**Problem**. Records follow. Select each line holding "Write".

**Material**.
____

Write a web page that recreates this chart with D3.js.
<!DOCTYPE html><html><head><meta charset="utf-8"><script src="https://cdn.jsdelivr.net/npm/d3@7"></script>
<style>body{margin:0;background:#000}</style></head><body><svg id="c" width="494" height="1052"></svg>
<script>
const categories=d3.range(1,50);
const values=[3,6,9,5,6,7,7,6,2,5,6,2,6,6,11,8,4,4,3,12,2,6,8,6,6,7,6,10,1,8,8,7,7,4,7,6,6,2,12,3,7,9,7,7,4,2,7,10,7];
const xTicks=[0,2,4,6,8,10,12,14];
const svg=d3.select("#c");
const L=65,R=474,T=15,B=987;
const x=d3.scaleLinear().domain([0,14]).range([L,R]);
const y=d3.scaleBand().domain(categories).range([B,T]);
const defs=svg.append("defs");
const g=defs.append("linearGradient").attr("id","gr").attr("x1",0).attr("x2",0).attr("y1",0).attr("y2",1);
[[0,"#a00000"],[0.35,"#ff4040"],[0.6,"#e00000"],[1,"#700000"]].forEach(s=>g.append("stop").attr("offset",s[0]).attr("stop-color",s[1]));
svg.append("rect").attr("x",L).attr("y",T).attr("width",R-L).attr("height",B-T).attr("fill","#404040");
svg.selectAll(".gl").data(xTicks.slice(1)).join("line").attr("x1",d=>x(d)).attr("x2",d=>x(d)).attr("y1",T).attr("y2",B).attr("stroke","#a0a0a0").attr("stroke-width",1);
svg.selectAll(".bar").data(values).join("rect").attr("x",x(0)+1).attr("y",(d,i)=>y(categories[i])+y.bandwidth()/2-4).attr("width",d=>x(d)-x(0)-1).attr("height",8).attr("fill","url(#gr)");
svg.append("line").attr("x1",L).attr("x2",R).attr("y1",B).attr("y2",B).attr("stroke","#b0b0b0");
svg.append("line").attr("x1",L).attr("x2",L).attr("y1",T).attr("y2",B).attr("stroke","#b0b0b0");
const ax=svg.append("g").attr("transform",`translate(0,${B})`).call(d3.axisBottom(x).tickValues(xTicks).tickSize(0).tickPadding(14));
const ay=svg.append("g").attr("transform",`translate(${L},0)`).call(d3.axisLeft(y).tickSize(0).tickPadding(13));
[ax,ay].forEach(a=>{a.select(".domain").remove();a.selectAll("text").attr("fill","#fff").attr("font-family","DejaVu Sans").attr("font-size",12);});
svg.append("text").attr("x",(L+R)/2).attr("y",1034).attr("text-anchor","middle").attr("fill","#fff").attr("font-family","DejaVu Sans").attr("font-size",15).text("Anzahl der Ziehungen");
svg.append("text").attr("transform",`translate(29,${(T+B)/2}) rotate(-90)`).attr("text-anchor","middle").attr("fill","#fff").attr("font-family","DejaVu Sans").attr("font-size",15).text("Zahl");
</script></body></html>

____

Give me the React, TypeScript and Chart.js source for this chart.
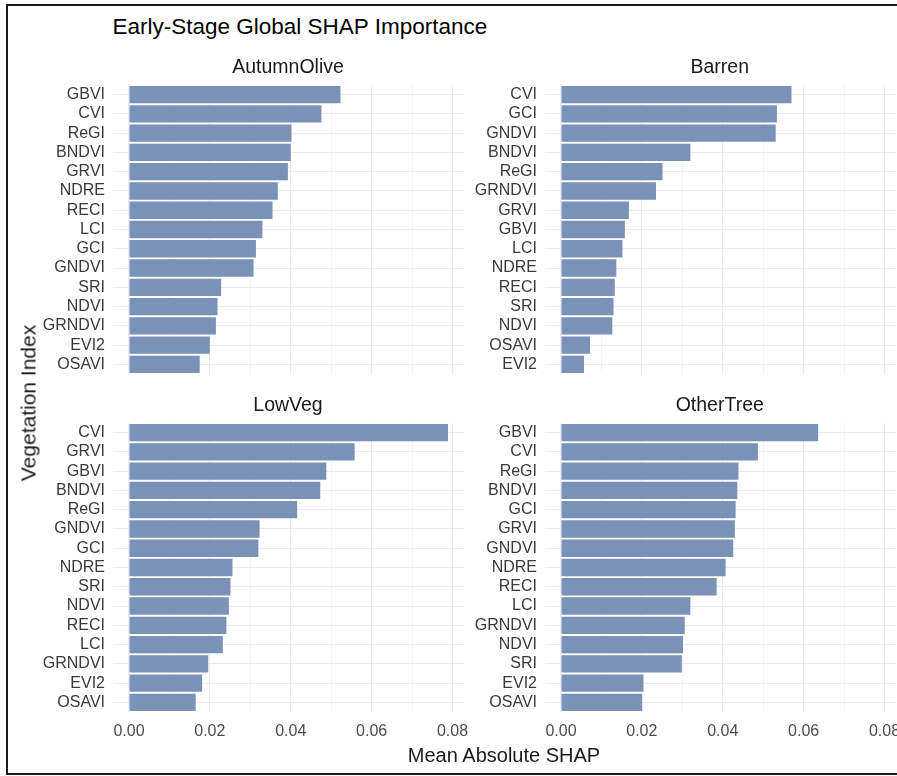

____

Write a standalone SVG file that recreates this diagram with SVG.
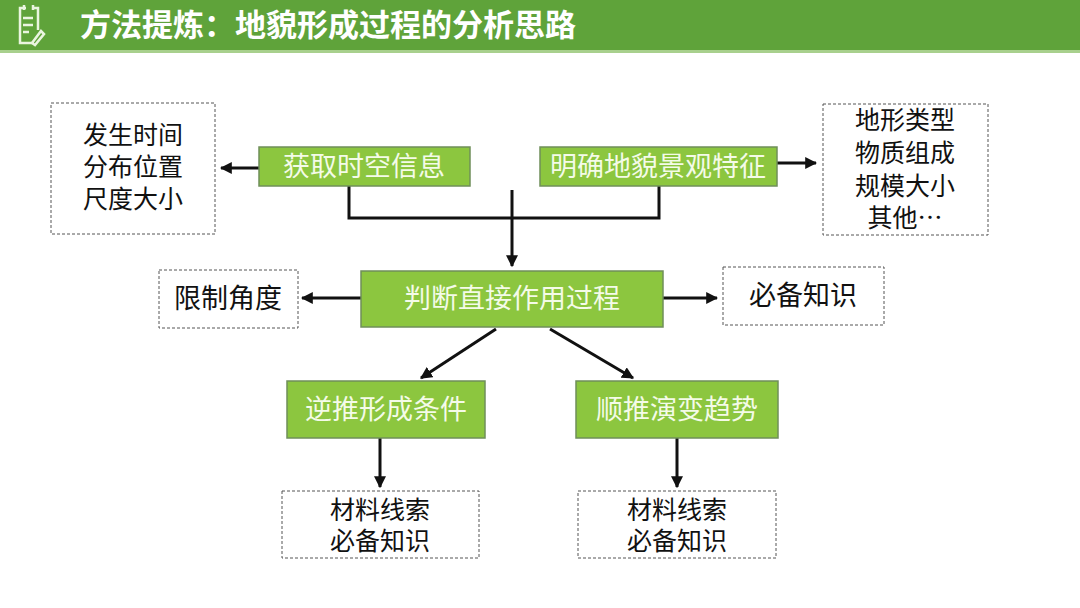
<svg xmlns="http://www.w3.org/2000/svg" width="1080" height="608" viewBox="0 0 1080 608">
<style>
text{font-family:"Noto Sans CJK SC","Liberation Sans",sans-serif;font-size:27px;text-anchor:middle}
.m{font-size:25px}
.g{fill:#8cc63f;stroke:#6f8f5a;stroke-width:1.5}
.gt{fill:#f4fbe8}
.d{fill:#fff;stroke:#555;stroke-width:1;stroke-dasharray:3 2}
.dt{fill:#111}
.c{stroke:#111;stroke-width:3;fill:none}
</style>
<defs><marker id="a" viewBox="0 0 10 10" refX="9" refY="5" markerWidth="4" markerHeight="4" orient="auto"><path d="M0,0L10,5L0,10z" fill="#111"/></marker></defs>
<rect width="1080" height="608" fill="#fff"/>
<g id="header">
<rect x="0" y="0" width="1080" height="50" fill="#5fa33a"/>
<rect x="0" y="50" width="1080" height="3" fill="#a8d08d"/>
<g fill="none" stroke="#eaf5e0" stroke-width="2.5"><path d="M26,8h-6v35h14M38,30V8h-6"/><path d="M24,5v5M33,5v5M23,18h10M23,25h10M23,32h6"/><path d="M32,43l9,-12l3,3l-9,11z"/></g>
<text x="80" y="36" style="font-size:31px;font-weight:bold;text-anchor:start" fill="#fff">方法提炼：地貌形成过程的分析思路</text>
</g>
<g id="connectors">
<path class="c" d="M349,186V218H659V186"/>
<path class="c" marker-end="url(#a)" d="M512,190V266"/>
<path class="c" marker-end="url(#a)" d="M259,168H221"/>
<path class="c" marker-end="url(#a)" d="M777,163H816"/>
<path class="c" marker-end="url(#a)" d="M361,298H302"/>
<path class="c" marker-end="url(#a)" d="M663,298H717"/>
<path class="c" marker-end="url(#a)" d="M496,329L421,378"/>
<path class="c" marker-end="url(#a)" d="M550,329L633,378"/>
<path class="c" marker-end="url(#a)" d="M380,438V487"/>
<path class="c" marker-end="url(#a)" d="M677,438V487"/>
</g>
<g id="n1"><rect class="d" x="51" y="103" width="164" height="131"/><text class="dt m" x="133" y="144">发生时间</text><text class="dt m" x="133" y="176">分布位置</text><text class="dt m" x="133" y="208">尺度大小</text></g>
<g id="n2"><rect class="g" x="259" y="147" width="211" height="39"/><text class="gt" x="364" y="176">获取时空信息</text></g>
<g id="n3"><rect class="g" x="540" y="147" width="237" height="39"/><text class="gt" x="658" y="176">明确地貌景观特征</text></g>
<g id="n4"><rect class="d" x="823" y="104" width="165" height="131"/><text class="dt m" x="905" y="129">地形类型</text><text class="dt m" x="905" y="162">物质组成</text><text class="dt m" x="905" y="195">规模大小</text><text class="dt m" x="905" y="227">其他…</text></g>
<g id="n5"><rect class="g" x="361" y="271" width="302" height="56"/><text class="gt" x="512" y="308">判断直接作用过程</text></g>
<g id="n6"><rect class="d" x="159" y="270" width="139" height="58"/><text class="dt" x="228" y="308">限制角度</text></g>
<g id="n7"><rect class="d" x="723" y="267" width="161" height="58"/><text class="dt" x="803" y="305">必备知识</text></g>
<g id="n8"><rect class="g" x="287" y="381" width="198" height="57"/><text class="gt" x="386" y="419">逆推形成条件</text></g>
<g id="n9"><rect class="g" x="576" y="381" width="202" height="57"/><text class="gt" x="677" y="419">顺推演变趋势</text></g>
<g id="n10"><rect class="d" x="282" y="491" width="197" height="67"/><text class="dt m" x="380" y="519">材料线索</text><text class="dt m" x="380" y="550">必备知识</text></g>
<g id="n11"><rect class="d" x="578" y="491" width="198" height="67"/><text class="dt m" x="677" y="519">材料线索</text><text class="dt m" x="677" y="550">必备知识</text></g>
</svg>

____

**Task response**.
Write a web page that recreates this chart with D3.js.
Write a standalone SVG file that recreates this diagram with SVG.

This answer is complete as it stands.